## PROBLEM TO SOLVE
Select all lines in the records that include "this".

## RECORDS PROVIDED

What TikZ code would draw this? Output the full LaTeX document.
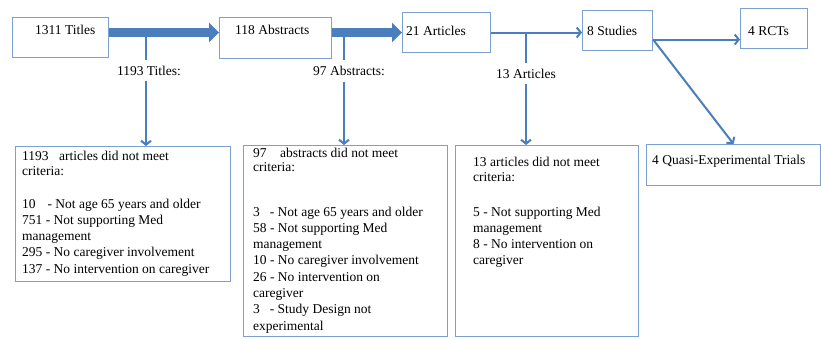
\documentclass[tikz,border=0pt]{standalone}
\usepackage{fontspec}
\setmainfont{Liberation Serif}
\usetikzlibrary{arrows.meta}
\definecolor{arrowblue}{RGB}{74,126,188}
\definecolor{boxblue}{RGB}{125,160,210}
\tikzset{
  box/.style={draw=boxblue,line width=1.1pt,inner sep=0pt,anchor=north west},
  txt/.style={inner sep=0pt,anchor=base west},
  para/.style={inner sep=0pt,anchor=north west,align=left},
  lbl/.style={inner ysep=6pt,inner xsep=0pt},
  fat/.style={draw=arrowblue,line width=9pt,-{Triangle[length=10pt,width=19pt]}},
  flow/.style={draw=arrowblue,line width=2pt,-{Straight Barb[length=4pt,width=10pt]}},
  drop/.style={draw=arrowblue,line width=2pt}
}
\begin{document}
\begin{tikzpicture}[x=1pt,y=-1pt,font=\fontsize{13.5}{16.3}\selectfont]
  \useasboundingbox[fill=white] (0,0) rectangle (821,339);
  % top row
  \node[box,minimum width=96pt,minimum height=40pt] (titles) at (12,17) {};
  \node[box,minimum width=112pt,minimum height=41pt] (abstracts) at (219,17) {};
  \node[box,minimum width=88pt,minimum height=40pt] (articles) at (402,12) {};
  \node[box,minimum width=70pt,minimum height=40pt] (studies) at (582,10) {};
  \node[box,minimum width=67pt,minimum height=40pt] (rcts) at (740,8) {};
  \node[txt] (titles-t) at (35,35) {1311 Titles};
  \node[txt] (abstracts-t) at (235,35) {118 Abstracts};
  \node[txt] (articles-t) at (406,36) {21 Articles};
  \node[txt] (studies-t) at (587,36) {8 Studies};
  \node[txt] (rcts-t) at (748,36) {4 RCTs};
  % bottom row
  \node[box,minimum width=215pt,minimum height=135pt] (out-titles) at (15,146) {};
  \node[box,minimum width=204pt,minimum height=191pt] (out-abstracts) at (243,145) {};
  \node[box,minimum width=183pt,minimum height=191pt] (out-articles) at (455,145) {};
  \node[box,minimum width=174pt,minimum height=41pt] (quasi) at (646,144) {};
  \node[para] (out-titles-t) at (22,150.5) {1193\hspace{7pt} articles did not meet\\[-1.3pt]
    criteria:\\[16.7pt]
    10\hspace{8.5pt} - Not age 65 years and older\\
    751 - Not supporting Med\\
    management\\
    295 - No caregiver involvement\\
    137 - No intervention on caregiver};
  \node[para] (out-abstracts-t) at (253,147.5) {97\hspace{10pt} abstracts did not meet\\[-2.3pt]
    criteria:\\[28.7pt]
    3\hspace{6.5pt} - Not age 65 years and older\\
    58 - Not supporting Med\\
    management\\
    10 - No caregiver involvement\\
    26 - No intervention on\\
    caregiver\\
    3\hspace{6.5pt} - Study Design not\\
    experimental};
  \node[para] (out-articles-t) at (473,156.5) {13 articles did not meet\\[-1.3pt]
    criteria:\\[18.7pt]
    5 - Not supporting Med\\
    management\\
    8 - No intervention on\\
    caregiver};
  \node[txt] (quasi-t) at (652,165) {4 Quasi-Experimental Trials};
  % excluded counts
  \node[lbl] (n1193) at (149,70.5) {1193 Titles:};
  \node[lbl] (n97) at (349,71) {97 Abstracts:};
  \node[lbl] (n13) at (526,73.5) {13 Articles};
  \coordinate (d1) at (146,32);
  \coordinate (d2) at (344,32);
  \coordinate (d3) at (526,32);
  \foreach \d/\n/\b in {d1/n1193/out-titles,d2/n97/out-abstracts,d3/n13/out-articles}
  {
    \draw[drop] (\d) -- (\d |- \n.north);
    \draw[flow] (\d |- \n.south) -- (\d |- \b.north);
  }
  % main flow
  \draw[fat] ([yshift=5pt]titles.east) -- ([yshift=5pt]titles.east -| abstracts.west);
  \draw[fat] (abstracts.east |- articles.west) -- (articles.west);
  \draw[flow] (articles.east) -- (articles.east -| studies.west);
  \coordinate (split) at ([yshift=-9pt]studies.east);
  \draw[flow] (split) -- (split -| rcts.west);
  \draw[flow] (split) -- (quasi.north);
\end{tikzpicture}
\end{document}
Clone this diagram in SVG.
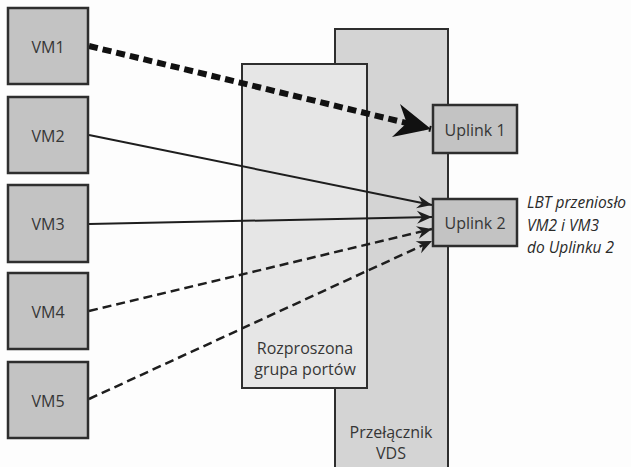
<svg xmlns="http://www.w3.org/2000/svg" width="631" height="467" viewBox="0 0 631 467">
<style>
.vm{fill:#c3c3c3;stroke:#2e2e2e;stroke-width:2.5}
.up{fill:#c3c3c3;stroke:#2e2e2e;stroke-width:2.5}
.pg{fill:#e6e6e6;stroke:#2e2e2e;stroke-width:2}
.vds{fill:#d4d4d4;stroke:#2e2e2e;stroke-width:2}
text{font-family:"Open Sans","Liberation Sans",sans-serif;font-size:16px;fill:#363636}
.lbl{text-anchor:middle}
.note{font-style:italic;font-size:15.5px;fill:#2a2a2a}
.solid{stroke:#1e1e1e;stroke-width:2;fill:none}
.dash{stroke:#1e1e1e;stroke-width:2.5;fill:none;stroke-dasharray:9 5}
.thick{stroke:#111;stroke-width:6;fill:none;stroke-dasharray:9 5}
</style>
<defs>
<marker id="big" markerUnits="userSpaceOnUse" markerWidth="44" markerHeight="44" viewBox="-40 -22 44 44" refX="0" refY="0" orient="auto" overflow="visible">
<path d="M0,0 L-36,-17 L-25,0 L-36,17 Z" fill="#111"/>
</marker>
<marker id="small" markerUnits="userSpaceOnUse" markerWidth="18" markerHeight="14" viewBox="-16 -7 18 14" refX="0" refY="0" orient="auto">
<path d="M0,0 L-15,-6.5 L-10,0 L-15,6.5 Z" fill="#1e1e1e"/>
</marker>
</defs>
<rect width="631" height="467" fill="#fdfdfd"/>
<g id="vds">
<rect class="vds" x="335" y="29" width="113" height="450"/>
<text class="lbl" x="391" y="438">Przełącznik</text>
<text class="lbl" x="391" y="459">VDS</text>
</g>
<g id="portgroup">
<rect class="pg" x="242" y="64" width="125" height="324"/>
<text class="lbl" x="305" y="354">Rozproszona</text>
<text class="lbl" x="305" y="375">grupa portów</text>
</g>
<g id="connectors">
<line class="thick" x1="89" y1="46" x2="431" y2="129" marker-end="url(#big)"/>
<line class="solid" x1="89" y1="135" x2="432" y2="205" marker-end="url(#small)"/>
<line class="solid" x1="89" y1="224" x2="432" y2="217" marker-end="url(#small)"/>
<line class="dash" x1="89" y1="311" x2="432" y2="229" marker-end="url(#small)"/>
<line class="dash" x1="89" y1="399" x2="432" y2="241" marker-end="url(#small)"/>
</g>
<g id="vm1"><rect class="vm" x="8" y="8" width="80" height="76"/><text class="lbl" x="48" y="53">VM1</text></g>
<g id="vm2"><rect class="vm" x="8" y="97" width="80" height="76"/><text class="lbl" x="48" y="142">VM2</text></g>
<g id="vm3"><rect class="vm" x="8" y="185" width="80" height="77"/><text class="lbl" x="48" y="230">VM3</text></g>
<g id="vm4"><rect class="vm" x="8" y="273" width="80" height="76"/><text class="lbl" x="48" y="318">VM4</text></g>
<g id="vm5"><rect class="vm" x="8" y="362" width="80" height="76"/><text class="lbl" x="48" y="407">VM5</text></g>
<g id="uplink1"><rect class="up" x="433" y="105" width="84" height="48"/><text class="lbl" x="475" y="136">Uplink 1</text></g>
<g id="uplink2"><rect class="up" x="433" y="199" width="84" height="47"/><text class="lbl" x="475" y="229">Uplink 2</text></g>
<g id="note">
<text class="note" x="527" y="208">LBT przeniosło</text>
<text class="note" x="527" y="231">VM2 i VM3</text>
<text class="note" x="527" y="253">do Uplinku 2</text>
</g>
</svg>
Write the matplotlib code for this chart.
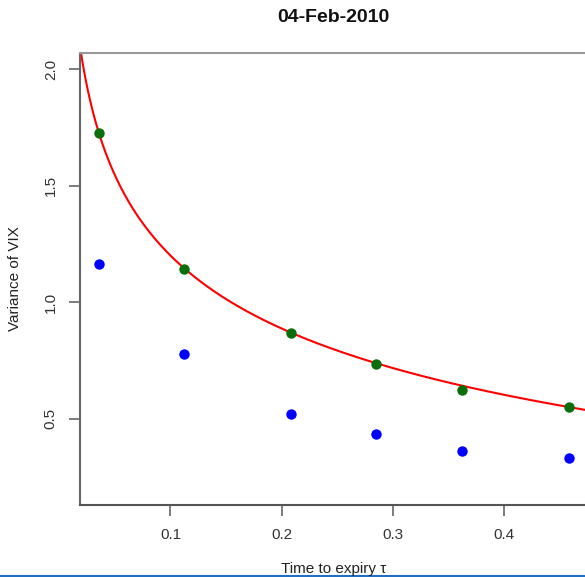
import numpy as np
import matplotlib
matplotlib.use("Agg")
import matplotlib.pyplot as plt
from matplotlib.lines import Line2D

plt.rcParams['font.family'] = ['Liberation Sans', 'DejaVu Sans']

# Data
tau = [0.0356, 0.1126, 0.2084, 0.2849, 0.3619, 0.4579]
var_model = [1.728, 1.141, 0.869, 0.733, 0.623, 0.550]   # green points
var_market = [1.164, 0.778, 0.521, 0.435, 0.362, 0.330]  # blue points
# fitted curve: v = a * tau^(-b) + c
curve_params = [2.456, 0.14, -2.190]
x_ticks = [0.1, 0.2, 0.3, 0.4]
y_ticks = [0.5, 1.0, 1.5, 2.0]
title = "04-Feb-2010"
xlabel = "Time to expiry \u03c4"
ylabel = "Variance of VIX"

W, H = 585, 577
fig = plt.figure(figsize=(W / 100, H / 100), dpi=100)
ax_left = 80 / W
ax_right = 587.5 / W
ax_bottom = (H - 504.7) / H
ax_top = (H - 52.7) / H
ax = fig.add_axes([ax_left, ax_bottom, ax_right - ax_left, ax_top - ax_bottom])

xlim = (0.0187, 0.4748)
ylim = (0.1305, 2.071)
a, b, c = curve_params
tt = np.linspace(xlim[0], xlim[1], 400)
ax.plot(tt, a * tt ** (-b) + c, color='#ff0000', lw=1.5, zorder=2)
ax.plot(tau, var_market, 'o', color='#0000ff', ms=7.5, mec='none', zorder=3)
ax.plot(tau, var_model, 'o', color='#0a6e0a', ms=7.5, mec='none', zorder=3)

ax.set_xlim(*xlim)
ax.set_ylim(*ylim)
ax.set_xticks(x_ticks)
ax.set_xticklabels([f"{v:.1f}" for v in x_ticks])
ax.set_yticks(y_ticks)
ax.set_yticklabels([f"{v:.1f}" for v in y_ticks], rotation=90, va='center')

for side, col in [('left', '#666666'), ('bottom', '#555555'), ('top', '#999999'), ('right', '#666666')]:
    ax.spines[side].set_color(col)
    ax.spines[side].set_linewidth(1.5)

ax.tick_params(axis='both', direction='out', length=8, width=1.2, color='#666666',
               labelcolor='#333333', labelsize=11)
ax.tick_params(axis='x', pad=9)
ax.tick_params(axis='y', pad=8)

cx = (80 + 587.5) / 2 / W
fig.text(cx, (H - 18) / H, title, fontsize=14, fontweight='bold',
         ha='center', va='center', color='#111111')
fig.text(cx, (H - 569) / H, xlabel, fontsize=11,
         ha='center', va='center', color='#222222')
fig.text(15 / W, (H - 279) / H, ylabel, fontsize=11, rotation=90,
         ha='center', va='center', color='#222222')

# thin blue border line at the bottom of the screenshot
fig.add_artist(Line2D([0, 1], [1.0 / H, 1.0 / H], transform=fig.transFigure,
                      color='#1f6fc5', lw=1.5))

fig.savefig("out.png", dpi=100)
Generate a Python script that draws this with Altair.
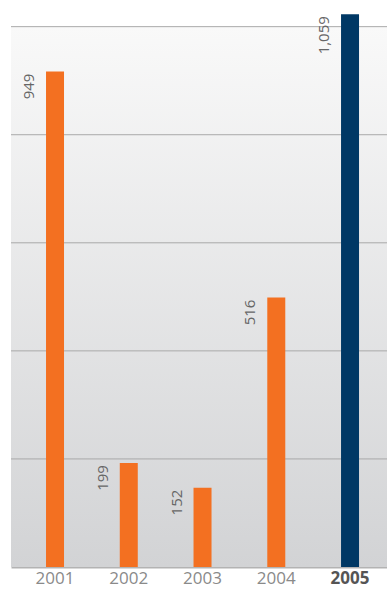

## THE RESPONSE
What TikZ code would draw this? Output the full LaTeX document.
Clone this diagram in SVG.
Write the matplotlib code for this chart.
Generate a Python script that draws this with Altair.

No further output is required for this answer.